**WHAT TO WORK ON**
For the copy, please give all of the data again exactly and leave the pictures out.

┌─ INFORMATION SHOWN

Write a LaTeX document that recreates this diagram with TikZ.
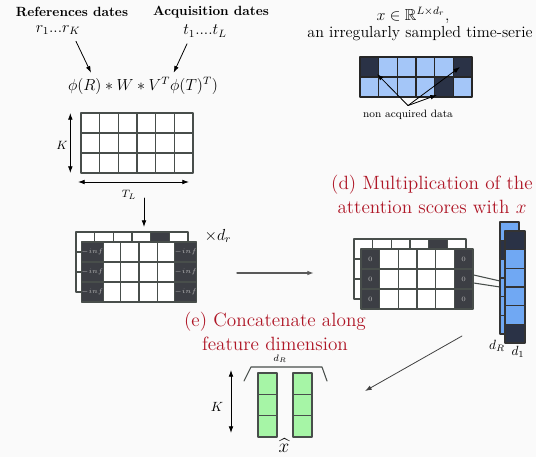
\documentclass[tikz,border=0pt]{standalone}
\usepackage{amsmath,amssymb}
\usetikzlibrary{arrows.meta,positioning}

\definecolor{bgcol}{RGB}{250,250,250}
\definecolor{gridline}{RGB}{72,78,75}
\definecolor{maskcell}{RGB}{60,62,68}
\definecolor{tsblue}{RGB}{164,198,248}
\definecolor{colblue}{RGB}{112,168,243}
\definecolor{tsdark}{RGB}{42,50,70}
\definecolor{softgreen}{RGB}{166,245,166}
\definecolor{titlered}{RGB}{175,22,38}

\tikzset{
  hdr/.style={font=\bfseries},
  bigmath/.style={font=\large},
  redtitle/.style={font=\Large, text=titlered, align=center},
  cellline/.style={draw=gridline, line width=1pt},
  arr/.style={-{Latex[length=5pt,width=3.5pt]}, line width=0.6pt},
  dblarr/.style={{Latex[length=5pt,width=3.5pt]}-{Latex[length=5pt,width=3.5pt]}, line width=0.6pt},
  maskbox/.style={cellline, fill=maskcell, minimum width=14pt, minimum height=15pt,
    inner sep=0pt, font=\tiny, text=gray!55},
}

% size of one cell (px units)
\def\cw{18.67}
\def\ch{20}

% attention matrix with masked first/last columns, top-left corner at (#1,#2)
% #3 = text of masked cells, #4 = prefix of node names
\newcommand{\attnmat}[4]{%
  \begin{scope}[shift={(#1,#2)}]
    % back layer
    \foreach \i in {0,...,5}
      \foreach \j in {0,1,2}
        \draw[cellline, fill=white] ({\i*\cw-7},{\j*\ch-10}) rectangle ++(\cw,\ch);
    \draw[cellline, fill=maskcell] ({4*\cw-7},-10) rectangle ++(\cw,\ch);
    % front layer
    \foreach \j in {0,1,2} {
      \foreach \i in {1,...,4}
        \draw[cellline, fill=white] ({\i*\cw},{\j*\ch}) rectangle ++(\cw,\ch);
      \node[maskbox] (#4l\j) at ({0.5*\cw},{(\j+0.5)*\ch}) {#3};
      \node[maskbox] (#4r\j) at ({5.5*\cw},{(\j+0.5)*\ch}) {#3};
    }
  \end{scope}}

\begin{document}
\begin{tikzpicture}[x=0.75pt, y=-0.75pt, line cap=round, line join=round]
\fill[bgcol] (0,0) rectangle (536,457);
\useasboundingbox (0,0) rectangle (536,457);

%-----------------------
% dates and scores
%-----------------------
\node[hdr] (refs) at (72,12) {References dates};
\node[bigmath] (rdates) at (58,30) {$r_1...r_K$};
\node[hdr] (acq) at (211,12) {Acquisition dates};
\node[bigmath] (tdates) at (205,31) {$t_1....t_L$};
\node[bigmath] (scores) at (143,86) {$\phi(R)*W*V^T\phi(T)^T)$};

\draw[arr] ([shift={(18,2)}]rdates.south) -- ([xshift=-39]scores.north);
\draw[arr] ([shift={(-18,2)}]tdates.south) -- ([xshift=23]scores.north);

%-----------------------
% K x T_L grid
%-----------------------
\coordinate (ktl) at (81,113);
\foreach \i in {0,...,5}
  \foreach \j in {0,1,2}
    \draw[cellline, fill=white] ([shift={({\i*\cw},{\j*\ch})}]ktl) rectangle ++(\cw,\ch);
\coordinate (ktl-sw) at (81,173);
\coordinate (ktl-se) at (193,173);
\draw[dblarr] ([xshift=-8]ktl) -- ([xshift=-8]ktl-sw);
\node (kleft) at (62,145) {\small $K$};
\draw[dblarr] ([shift={(-3,9)}]ktl-sw) -- ([shift={(-4,9)}]ktl-se);
\node (tl) at (129,195) {\footnotesize $T_L$};
\coordinate (down) at (144,227);
\draw[arr] (144,198) -- (down);

%-----------------------
% masked scores
%-----------------------
\attnmat{83}{242}{$-inf$}{minf}
\node[bigmath] (dr) at (218,236) {$\times d_r$};

\coordinate (goleft) at (237,273);
\coordinate (goright) at (314,273);
\draw[arr, draw=gray!70!black, line width=1pt] (goleft) -- (goright);

%-----------------------
% input time series
%-----------------------
\node[bigmath] (xin) at (413,15) {$x \in \mathbb{R}^{L\times d_r}$,};
\node[bigmath] (irreg) at (420,34) {an irregularly sampled time-serie};
\coordinate (ts) at (360,57);
\foreach \i/\j/\c in {0/0/tsdark,1/0/tsblue,2/0/tsblue,3/0/tsblue,4/0/tsblue,5/0/tsdark,
                      0/1/tsblue,1/1/tsblue,2/1/tsblue,3/1/tsblue,4/1/tsdark,5/1/tsblue}
  \draw[draw=black!85, line width=0.8pt, fill=\c] ([shift={({\i*\cw},{\j*\ch})}]ts) rectangle ++(\cw,\ch);
\node[font=\footnotesize] (nonacq) at (408,115) {non acquired data};
\coordinate (na1) at (377,74);
\coordinate (na2) at (460,67);
\coordinate (na3) at (437,95);
\foreach \t in {na1,na2,na3}
  \draw[arr] (nonacq.north) -- (\t);

%-----------------------
% multiplication with x
%-----------------------
\node[redtitle] (multi) at (432,194) {(d) Multiplication of the\\attention scores with $x$};
\attnmat{361}{249}{$0$}{zero}
\coordinate (tocol1) at (500,281);
\coordinate (tocol2) at (500,287);
\draw[cellline, line width=0.8pt] ([yshift=3]zeror1.east) -- (tocol1);
\draw[cellline, line width=0.8pt] ([yshift=-3]zeror1.east) -- (tocol2);

% two stacked feature columns
\foreach \j/\c in {0/colblue,1/tsdark,2/colblue,3/colblue,4/colblue,5/colblue}
  \draw[draw=black!80, line width=0.8pt, fill=\c] (500,{222+\j*\cw}) rectangle ++(19,\cw);
\foreach \j/\c in {0/tsdark,1/colblue,2/colblue,3/colblue,4/colblue,5/tsdark}
  \draw[draw=black!80, line width=0.8pt, fill=\c] (505,{231+\j*\cw}) rectangle ++(20,\cw);
\node (dR) at (497,346) {$d_R$};
\node (d1) at (518,352) {$d_1$};

%-----------------------
% concatenation
%-----------------------
\node[redtitle] (concat) at (275,331) {(e) Concatenate along\\feature dimension};
\coordinate (fromcol) at (462,336);
\coordinate (tocat) at (365,391);
\draw[arr, draw=black!75] (fromcol) -- (tocat);

\foreach \x in {258,293}
  \foreach \j in {0,1,2}
    \draw[cellline, fill=softgreen] (\x,{373+\j*21.33}) rectangle ++(19,21.33);
\draw[gridline, line width=0.8pt] (244,381) -- (251,367) -- (322,367) -- (327,381);
\node[font=\scriptsize] (dRcat) at (280,359) {$d_R$};
\draw[dblarr] (231,370) -- (231,433);
\node (kcat) at (217,407) {$K$};
\node[font=\Large, inner sep=0pt] (xhat) at (284,446) {$\widehat{x}$};

\end{tikzpicture}
\end{document}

└─

**REPLY TO THE TASK**
Write a LaTeX document that recreates this diagram with TikZ.
\documentclass[tikz,border=0pt]{standalone}
\usepackage{amsmath,amssymb}
\usetikzlibrary{arrows.meta,positioning}

\definecolor{bgcol}{RGB}{250,250,250}
\definecolor{gridline}{RGB}{72,78,75}
\definecolor{maskcell}{RGB}{60,62,68}
\definecolor{tsblue}{RGB}{164,198,248}
\definecolor{colblue}{RGB}{112,168,243}
\definecolor{tsdark}{RGB}{42,50,70}
\definecolor{softgreen}{RGB}{166,245,166}
\definecolor{titlered}{RGB}{175,22,38}

\tikzset{
  hdr/.style={font=\bfseries},
  bigmath/.style={font=\large},
  redtitle/.style={font=\Large, text=titlered, align=center},
  cellline/.style={draw=gridline, line width=1pt},
  arr/.style={-{Latex[length=5pt,width=3.5pt]}, line width=0.6pt},
  dblarr/.style={{Latex[length=5pt,width=3.5pt]}-{Latex[length=5pt,width=3.5pt]}, line width=0.6pt},
  maskbox/.style={cellline, fill=maskcell, minimum width=14pt, minimum height=15pt,
    inner sep=0pt, font=\tiny, text=gray!55},
}

% size of one cell (px units)
\def\cw{18.67}
\def\ch{20}

% attention matrix with masked first/last columns, top-left corner at (#1,#2)
% #3 = text of masked cells, #4 = prefix of node names
\newcommand{\attnmat}[4]{%
  \begin{scope}[shift={(#1,#2)}]
    % back layer
    \foreach \i in {0,...,5}
      \foreach \j in {0,1,2}
        \draw[cellline, fill=white] ({\i*\cw-7},{\j*\ch-10}) rectangle ++(\cw,\ch);
    \draw[cellline, fill=maskcell] ({4*\cw-7},-10) rectangle ++(\cw,\ch);
    % front layer
    \foreach \j in {0,1,2} {
      \foreach \i in {1,...,4}
        \draw[cellline, fill=white] ({\i*\cw},{\j*\ch}) rectangle ++(\cw,\ch);
      \node[maskbox] (#4l\j) at ({0.5*\cw},{(\j+0.5)*\ch}) {#3};
      \node[maskbox] (#4r\j) at ({5.5*\cw},{(\j+0.5)*\ch}) {#3};
    }
  \end{scope}}

\begin{document}
\begin{tikzpicture}[x=0.75pt, y=-0.75pt, line cap=round, line join=round]
\fill[bgcol] (0,0) rectangle (536,457);
\useasboundingbox (0,0) rectangle (536,457);

%-----------------------
% dates and scores
%-----------------------
\node[hdr] (refs) at (72,12) {References dates};
\node[bigmath] (rdates) at (58,30) {$r_1...r_K$};
\node[hdr] (acq) at (211,12) {Acquisition dates};
\node[bigmath] (tdates) at (205,31) {$t_1....t_L$};
\node[bigmath] (scores) at (143,86) {$\phi(R)*W*V^T\phi(T)^T)$};

\draw[arr] ([shift={(18,2)}]rdates.south) -- ([xshift=-39]scores.north);
\draw[arr] ([shift={(-18,2)}]tdates.south) -- ([xshift=23]scores.north);

%-----------------------
% K x T_L grid
%-----------------------
\coordinate (ktl) at (81,113);
\foreach \i in {0,...,5}
  \foreach \j in {0,1,2}
    \draw[cellline, fill=white] ([shift={({\i*\cw},{\j*\ch})}]ktl) rectangle ++(\cw,\ch);
\coordinate (ktl-sw) at (81,173);
\coordinate (ktl-se) at (193,173);
\draw[dblarr] ([xshift=-8]ktl) -- ([xshift=-8]ktl-sw);
\node (kleft) at (62,145) {\small $K$};
\draw[dblarr] ([shift={(-3,9)}]ktl-sw) -- ([shift={(-4,9)}]ktl-se);
\node (tl) at (129,195) {\footnotesize $T_L$};
\coordinate (down) at (144,227);
\draw[arr] (144,198) -- (down);

%-----------------------
% masked scores
%-----------------------
\attnmat{83}{242}{$-inf$}{minf}
\node[bigmath] (dr) at (218,236) {$\times d_r$};

\coordinate (goleft) at (237,273);
\coordinate (goright) at (314,273);
\draw[arr, draw=gray!70!black, line width=1pt] (goleft) -- (goright);

%-----------------------
% input time series
%-----------------------
\node[bigmath] (xin) at (413,15) {$x \in \mathbb{R}^{L\times d_r}$,};
\node[bigmath] (irreg) at (420,34) {an irregularly sampled time-serie};
\coordinate (ts) at (360,57);
\foreach \i/\j/\c in {0/0/tsdark,1/0/tsblue,2/0/tsblue,3/0/tsblue,4/0/tsblue,5/0/tsdark,
                      0/1/tsblue,1/1/tsblue,2/1/tsblue,3/1/tsblue,4/1/tsdark,5/1/tsblue}
  \draw[draw=black!85, line width=0.8pt, fill=\c] ([shift={({\i*\cw},{\j*\ch})}]ts) rectangle ++(\cw,\ch);
\node[font=\footnotesize] (nonacq) at (408,115) {non acquired data};
\coordinate (na1) at (377,74);
\coordinate (na2) at (460,67);
\coordinate (na3) at (437,95);
\foreach \t in {na1,na2,na3}
  \draw[arr] (nonacq.north) -- (\t);

%-----------------------
% multiplication with x
%-----------------------
\node[redtitle] (multi) at (432,194) {(d) Multiplication of the\\attention scores with $x$};
\attnmat{361}{249}{$0$}{zero}
\coordinate (tocol1) at (500,281);
\coordinate (tocol2) at (500,287);
\draw[cellline, line width=0.8pt] ([yshift=3]zeror1.east) -- (tocol1);
\draw[cellline, line width=0.8pt] ([yshift=-3]zeror1.east) -- (tocol2);

% two stacked feature columns
\foreach \j/\c in {0/colblue,1/tsdark,2/colblue,3/colblue,4/colblue,5/colblue}
  \draw[draw=black!80, line width=0.8pt, fill=\c] (500,{222+\j*\cw}) rectangle ++(19,\cw);
\foreach \j/\c in {0/tsdark,1/colblue,2/colblue,3/colblue,4/colblue,5/tsdark}
  \draw[draw=black!80, line width=0.8pt, fill=\c] (505,{231+\j*\cw}) rectangle ++(20,\cw);
\node (dR) at (497,346) {$d_R$};
\node (d1) at (518,352) {$d_1$};

%-----------------------
% concatenation
%-----------------------
\node[redtitle] (concat) at (275,331) {(e) Concatenate along\\feature dimension};
\coordinate (fromcol) at (462,336);
\coordinate (tocat) at (365,391);
\draw[arr, draw=black!75] (fromcol) -- (tocat);

\foreach \x in {258,293}
  \foreach \j in {0,1,2}
    \draw[cellline, fill=softgreen] (\x,{373+\j*21.33}) rectangle ++(19,21.33);
\draw[gridline, line width=0.8pt] (244,381) -- (251,367) -- (322,367) -- (327,381);
\node[font=\scriptsize] (dRcat) at (280,359) {$d_R$};
\draw[dblarr] (231,370) -- (231,433);
\node (kcat) at (217,407) {$K$};
\node[font=\Large, inner sep=0pt] (xhat) at (284,446) {$\widehat{x}$};

\end{tikzpicture}
\end{document}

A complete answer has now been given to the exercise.